Mr Key said Mr Heatley took responsibility for his actions and had not tried to hide anything. There had been no attempt to rip off the taxpayer and there was not more to the story as Labour deputy leader Annette King previously claimed.
"I think Mr Heatley is a very good minister, I now want him to get on and actually take charge of his portfolio areas."
Mr Key said the report was a wake up call for MPs that they needed to be more careful about expenses.
"But it's not my view that a reasonable person would exclude someone forever from Cabinet because of the findings of this report... I think that he has acknowledged that he's learnt some lessons from this experience and I am sure he will be very careful in the future."
A relieved Mr Heatley told NZPA he had accepted the reinstatement, but would not say if he had asked for his job back.
"I am pleased to be back on the horse and keen to get on with it... He was happy to take me back and I was enthusiastic about getting back."
Mr Heatley said he would get on with his work and it was up to others to decide the rights and wrongs of his reinstatement.
Earlier in the afternoon Mr Goff said a speedy return for Mr Heatley would make his earlier resignation "a very temporary sanction".
"I think to be serious about high standards the prime minister needs to continue that sanction against Mr Heatley."
He was dubious about suggestions some of the misspending was an oversight and said Mr Heatley had very quickly developed a sense of entitlement.
"It's very hard to take a holiday with your family and pay for it on your Crown credit card and not know that you shouldn't be paying for that personally.

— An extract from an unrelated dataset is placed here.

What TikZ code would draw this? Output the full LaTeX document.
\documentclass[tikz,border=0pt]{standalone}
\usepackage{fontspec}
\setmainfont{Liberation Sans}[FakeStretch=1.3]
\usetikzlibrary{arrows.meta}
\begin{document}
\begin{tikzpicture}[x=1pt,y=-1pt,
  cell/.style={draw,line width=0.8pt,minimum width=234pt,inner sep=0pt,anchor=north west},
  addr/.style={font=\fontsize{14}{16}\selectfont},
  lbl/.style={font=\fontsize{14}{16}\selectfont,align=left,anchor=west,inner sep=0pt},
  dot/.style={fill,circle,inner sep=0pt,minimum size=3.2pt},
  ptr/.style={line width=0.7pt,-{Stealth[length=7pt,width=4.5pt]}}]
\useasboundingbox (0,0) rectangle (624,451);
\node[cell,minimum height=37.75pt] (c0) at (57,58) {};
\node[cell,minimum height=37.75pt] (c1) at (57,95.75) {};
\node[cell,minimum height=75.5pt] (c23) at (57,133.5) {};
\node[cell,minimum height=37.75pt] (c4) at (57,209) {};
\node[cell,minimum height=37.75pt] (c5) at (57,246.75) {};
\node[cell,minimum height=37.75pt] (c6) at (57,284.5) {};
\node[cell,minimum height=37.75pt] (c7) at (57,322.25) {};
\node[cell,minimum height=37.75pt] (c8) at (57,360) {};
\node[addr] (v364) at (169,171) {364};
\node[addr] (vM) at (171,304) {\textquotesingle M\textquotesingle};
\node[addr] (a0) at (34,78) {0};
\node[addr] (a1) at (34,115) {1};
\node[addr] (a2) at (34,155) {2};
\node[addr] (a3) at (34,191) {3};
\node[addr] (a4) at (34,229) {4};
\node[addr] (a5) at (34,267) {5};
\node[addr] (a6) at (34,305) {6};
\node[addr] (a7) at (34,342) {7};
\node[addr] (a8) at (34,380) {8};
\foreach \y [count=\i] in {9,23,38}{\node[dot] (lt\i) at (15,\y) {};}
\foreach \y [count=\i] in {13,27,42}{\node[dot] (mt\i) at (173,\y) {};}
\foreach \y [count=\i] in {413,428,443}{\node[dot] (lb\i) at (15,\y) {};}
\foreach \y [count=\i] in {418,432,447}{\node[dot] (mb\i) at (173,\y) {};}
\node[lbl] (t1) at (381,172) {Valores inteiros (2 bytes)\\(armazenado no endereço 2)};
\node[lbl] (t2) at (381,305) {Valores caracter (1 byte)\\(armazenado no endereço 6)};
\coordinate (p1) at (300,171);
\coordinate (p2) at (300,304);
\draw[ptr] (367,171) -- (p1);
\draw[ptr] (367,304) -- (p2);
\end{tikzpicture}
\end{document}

It's very hard to buy a bottle of wine and then describe it as a meal with your spouse."
Ministers have travel and costs met when they are working and can claim for partners when they are needed to attend an official function, but Mr Heatley used his ministerial expenses on other occasions.

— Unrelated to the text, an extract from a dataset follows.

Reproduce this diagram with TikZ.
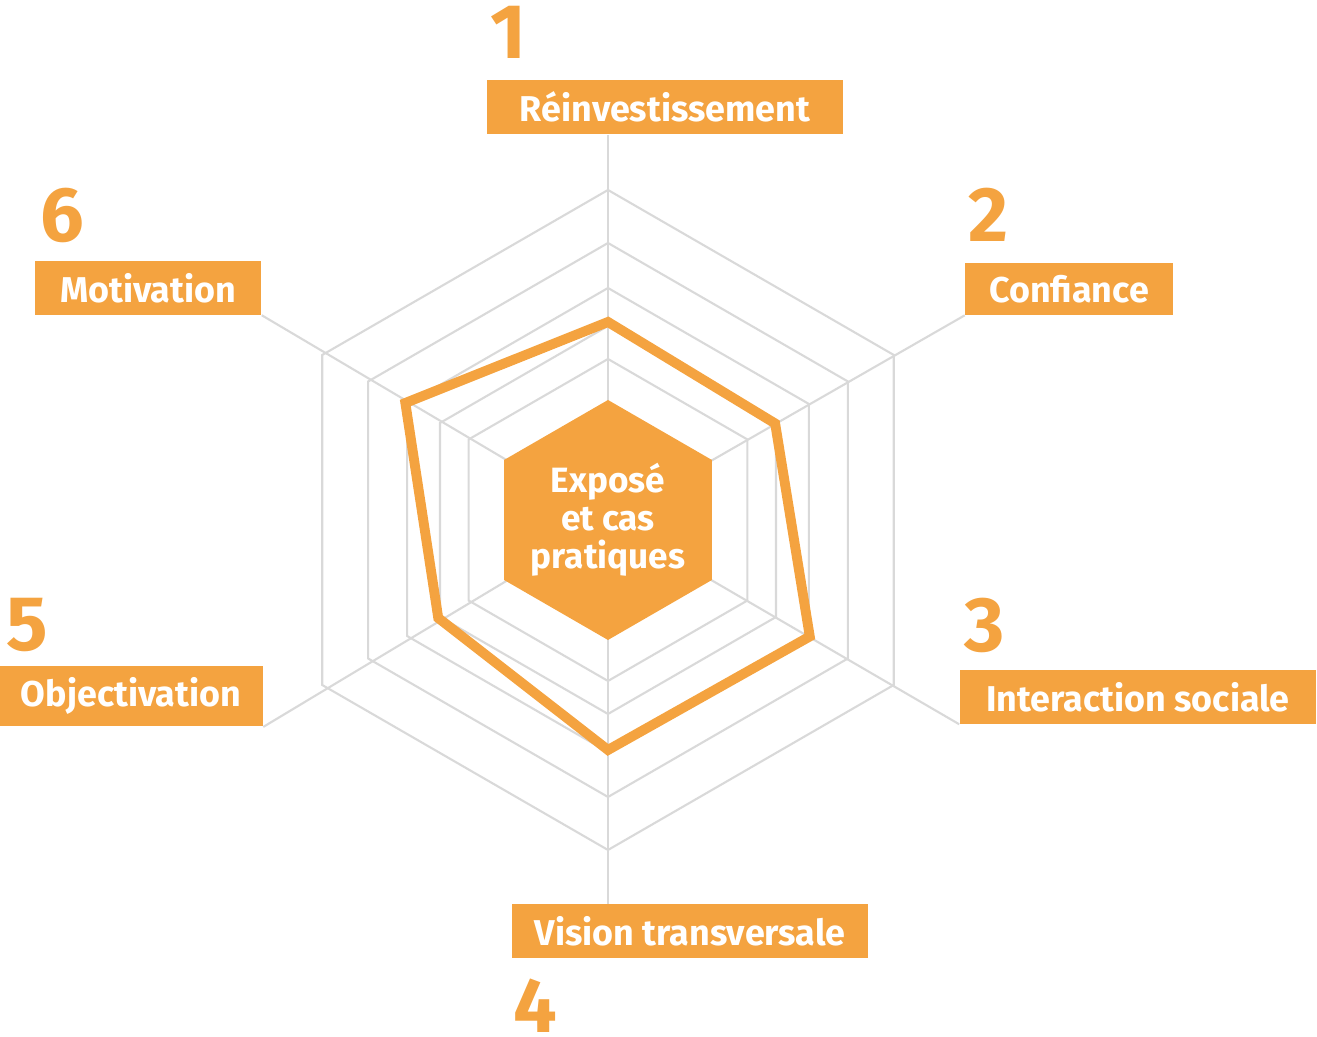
\documentclass[tikz,border=0pt]{standalone}
\usepackage{fontspec}
\setmainfont{Fira Sans}
\usetikzlibrary{positioning,calc}
\definecolor{orangeA}{HTML}{F4A340}
\definecolor{gridgray}{HTML}{D9D9D9}
\begin{document}
\begin{tikzpicture}[x=0.01cm,y=0.01cm,
        grid/.style={draw=gridgray,line width=0.6pt},
        label/.style={fill=orangeA,text=white,font=\bfseries\fontsize{10.2}{12}\selectfont,
          minimum height=0.47cm,inner xsep=0pt},
        number/.style={text=orangeA,font=\bfseries\fontsize{22}{26}\selectfont,inner sep=0pt},
        curve/.style={draw=orangeA,line width=2.8pt,line join=miter}]
        \useasboundingbox (0,0) rectangle (1317,1037);
        \coordinate (c) at (608,517);
        % boxes
        \node[label,minimum width=3.56cm] at (665,930) (b1) {Réinvestissement};
        \node[label,minimum width=2.07cm] at (1069,748) (b2) {Confiance};
        \node[label,minimum width=3.56cm] at (1138,340) (b3) {Interaction sociale};
        \node[label,minimum width=3.56cm] at (690,106) (b4) {Vision transversale};
        \node[label,minimum width=2.63cm] at (131,341) (b5) {Objectivation};
        \node[label,minimum width=2.26cm] at (148,749) (b6) {Motivation};
        \node[number] at (508,1005) (n1) {1};
        \node[number] at (988,822) (n2) {2};
        \node[number] at (985,412) (n3) {3};
        \node[number] at (535,31) (n4) {4};
        \node[number] at (27,412) (n5) {5};
        \node[number] at (62,822) (n6) {6};
        % spokes
        \draw[grid] (c) -- (b1.south -| c);
        \draw[grid] (c) -- (b2.south west);
        \draw[grid] (c) -- (b3.south west);
        \draw[grid] (c) -- (b4.north -| c);
        \draw[grid] (c) -- (b5.south east);
        \draw[grid] (c) -- (b6.south east);
        % rings
        \foreach \r in {330,277,232,194,161}
          \draw[grid] ($(c)+(90:\r)$) -- ($(c)+(30:\r)$) -- ($(c)+(-30:\r)$)
            -- ($(c)+(-90:\r)$) -- ($(c)+(-150:\r)$) -- ($(c)+(150:\r)$) -- cycle;
        % values
        \draw[curve] ($(c)+(90:198)$) -- ($(c)+(30:193)$) -- ($(c)+(-30:233)$)
            -- ($(c)+(-90:230)$) -- ($(c)+(-150:196)$) -- ($(c)+(150:234)$) -- cycle;
        \fill[orangeA] ($(c)+(90:120)$) -- ($(c)+(30:120)$) -- ($(c)+(-30:120)$)
            -- ($(c)+(-90:120)$) -- ($(c)+(-150:120)$) -- ($(c)+(150:120)$) -- cycle;
        \node[align=center,text=white,font=\bfseries\fontsize{10}{10.8}\selectfont] at (c) (mid)
          {Exposé\\et cas\\pratiques};
      \end{tikzpicture}
\end{document}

The report also found Mr Heatley put the wine down as food and beverage which was a careless, rather than dishonest, act but said he should have taken "greater care".
The report said while the sums involved were not huge, public trust was at stake.
Rules needed to be clear and easy to follow but ministers also had a responsibility to manage spending appropriately and use their judgment.
The report did not look at Mr Heatley's use of VIP transport as ministers and their partners are entitled to use it at any time, nor did it look at Wellington accommodation payments because under a new system introduced last year a fixed sum is paid.